Records provided
------
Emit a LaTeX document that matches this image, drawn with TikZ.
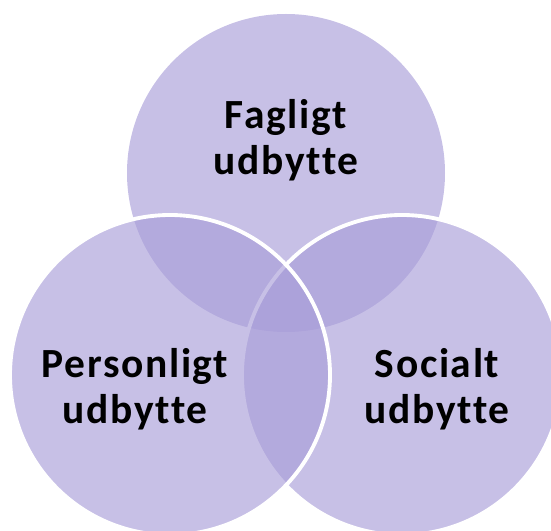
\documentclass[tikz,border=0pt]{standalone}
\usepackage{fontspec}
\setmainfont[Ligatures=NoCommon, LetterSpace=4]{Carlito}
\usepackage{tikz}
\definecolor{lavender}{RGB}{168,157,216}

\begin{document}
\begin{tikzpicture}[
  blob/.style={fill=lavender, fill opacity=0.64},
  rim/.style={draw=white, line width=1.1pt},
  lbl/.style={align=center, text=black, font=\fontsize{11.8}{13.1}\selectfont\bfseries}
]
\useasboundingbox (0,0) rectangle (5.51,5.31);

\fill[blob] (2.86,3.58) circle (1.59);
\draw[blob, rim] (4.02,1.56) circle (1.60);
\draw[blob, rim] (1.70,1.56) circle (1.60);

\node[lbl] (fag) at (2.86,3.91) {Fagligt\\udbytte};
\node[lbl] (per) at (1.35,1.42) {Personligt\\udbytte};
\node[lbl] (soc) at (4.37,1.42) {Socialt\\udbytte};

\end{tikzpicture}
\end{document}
------
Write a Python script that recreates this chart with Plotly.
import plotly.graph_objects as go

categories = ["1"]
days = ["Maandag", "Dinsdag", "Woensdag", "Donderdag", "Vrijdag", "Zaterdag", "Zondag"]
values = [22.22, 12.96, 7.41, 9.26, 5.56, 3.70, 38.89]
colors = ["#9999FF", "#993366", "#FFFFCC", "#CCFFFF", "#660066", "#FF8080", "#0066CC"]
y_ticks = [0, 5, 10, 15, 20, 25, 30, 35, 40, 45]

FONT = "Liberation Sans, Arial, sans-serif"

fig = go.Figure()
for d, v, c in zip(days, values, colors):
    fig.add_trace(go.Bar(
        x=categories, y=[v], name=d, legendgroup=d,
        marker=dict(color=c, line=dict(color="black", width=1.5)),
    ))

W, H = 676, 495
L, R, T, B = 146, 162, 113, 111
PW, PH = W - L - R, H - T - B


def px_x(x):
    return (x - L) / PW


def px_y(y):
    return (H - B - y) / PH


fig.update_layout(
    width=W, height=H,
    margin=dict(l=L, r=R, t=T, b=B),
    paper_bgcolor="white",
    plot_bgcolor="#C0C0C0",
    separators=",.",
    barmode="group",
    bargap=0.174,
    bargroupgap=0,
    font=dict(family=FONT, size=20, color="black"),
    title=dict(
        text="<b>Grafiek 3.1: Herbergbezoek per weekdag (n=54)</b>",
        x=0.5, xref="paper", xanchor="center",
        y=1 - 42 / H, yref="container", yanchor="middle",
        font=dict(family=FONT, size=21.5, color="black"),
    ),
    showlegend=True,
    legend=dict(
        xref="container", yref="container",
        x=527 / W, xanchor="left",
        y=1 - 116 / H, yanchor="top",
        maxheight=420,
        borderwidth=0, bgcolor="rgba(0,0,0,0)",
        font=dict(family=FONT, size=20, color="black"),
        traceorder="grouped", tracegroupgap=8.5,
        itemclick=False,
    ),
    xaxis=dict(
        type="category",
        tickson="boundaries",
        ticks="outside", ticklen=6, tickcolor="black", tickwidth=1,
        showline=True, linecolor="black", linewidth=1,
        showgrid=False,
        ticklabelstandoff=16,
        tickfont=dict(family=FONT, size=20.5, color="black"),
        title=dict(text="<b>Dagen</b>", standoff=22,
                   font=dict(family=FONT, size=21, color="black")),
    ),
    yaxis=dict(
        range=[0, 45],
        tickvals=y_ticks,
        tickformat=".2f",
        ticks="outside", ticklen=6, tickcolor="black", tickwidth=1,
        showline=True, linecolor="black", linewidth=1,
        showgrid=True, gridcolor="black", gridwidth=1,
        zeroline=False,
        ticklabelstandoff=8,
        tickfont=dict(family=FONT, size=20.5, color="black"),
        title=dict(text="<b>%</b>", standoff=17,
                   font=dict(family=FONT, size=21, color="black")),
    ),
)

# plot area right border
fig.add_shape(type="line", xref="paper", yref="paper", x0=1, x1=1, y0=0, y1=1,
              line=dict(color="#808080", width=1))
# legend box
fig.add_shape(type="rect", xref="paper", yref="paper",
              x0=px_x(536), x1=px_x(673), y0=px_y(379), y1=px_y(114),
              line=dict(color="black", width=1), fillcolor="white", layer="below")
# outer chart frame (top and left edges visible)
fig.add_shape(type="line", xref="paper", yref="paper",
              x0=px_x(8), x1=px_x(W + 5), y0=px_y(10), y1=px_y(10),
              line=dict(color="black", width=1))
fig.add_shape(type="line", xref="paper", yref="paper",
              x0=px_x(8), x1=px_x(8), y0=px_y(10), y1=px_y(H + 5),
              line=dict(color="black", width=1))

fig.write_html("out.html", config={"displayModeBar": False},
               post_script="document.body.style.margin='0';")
------
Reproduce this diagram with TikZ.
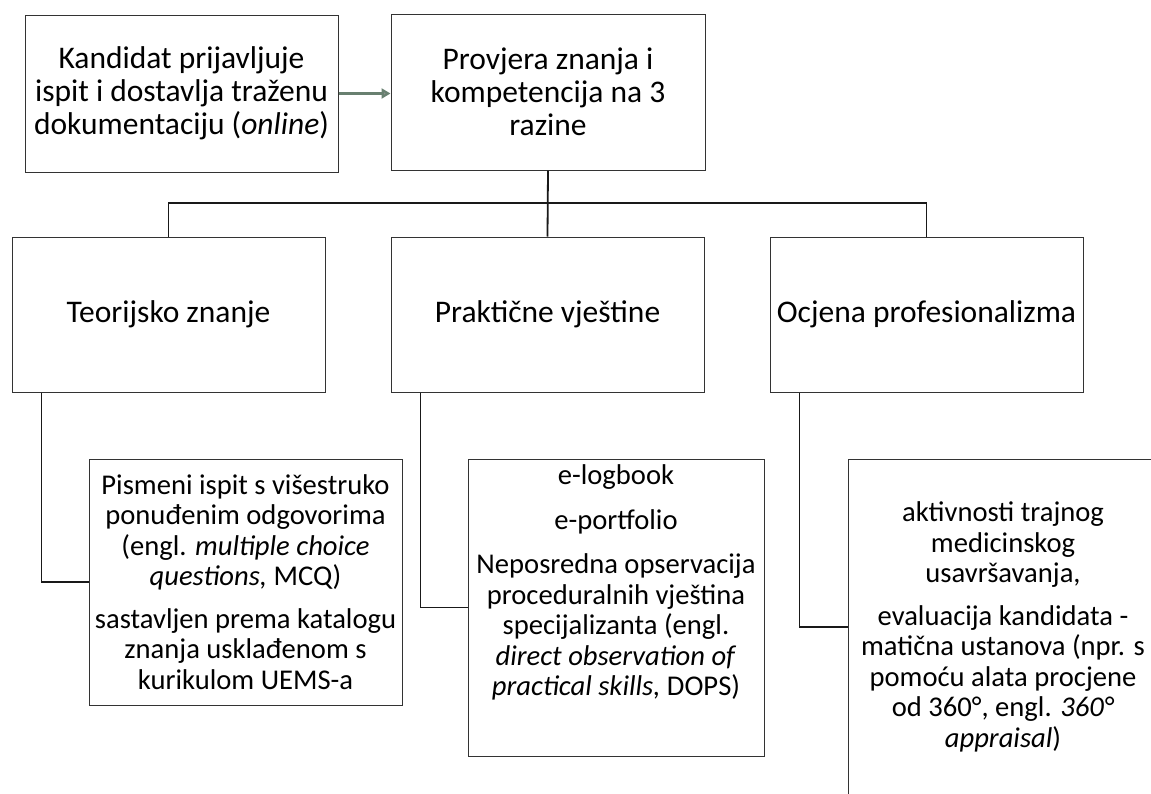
------
Above are the records; print exactly the lines from the line with "Write a Python" to the line with "return (H - B - y) / PH", including both, and nothing else.

Response to the task
Write a Python script that recreates this chart with Plotly.
import plotly.graph_objects as go

categories = ["1"]
days = ["Maandag", "Dinsdag", "Woensdag", "Donderdag", "Vrijdag", "Zaterdag", "Zondag"]
values = [22.22, 12.96, 7.41, 9.26, 5.56, 3.70, 38.89]
colors = ["#9999FF", "#993366", "#FFFFCC", "#CCFFFF", "#660066", "#FF8080", "#0066CC"]
y_ticks = [0, 5, 10, 15, 20, 25, 30, 35, 40, 45]

FONT = "Liberation Sans, Arial, sans-serif"

fig = go.Figure()
for d, v, c in zip(days, values, colors):
    fig.add_trace(go.Bar(
        x=categories, y=[v], name=d, legendgroup=d,
        marker=dict(color=c, line=dict(color="black", width=1.5)),
    ))

W, H = 676, 495
L, R, T, B = 146, 162, 113, 111
PW, PH = W - L - R, H - T - B


def px_x(x):
    return (x - L) / PW


def px_y(y):
    return (H - B - y) / PH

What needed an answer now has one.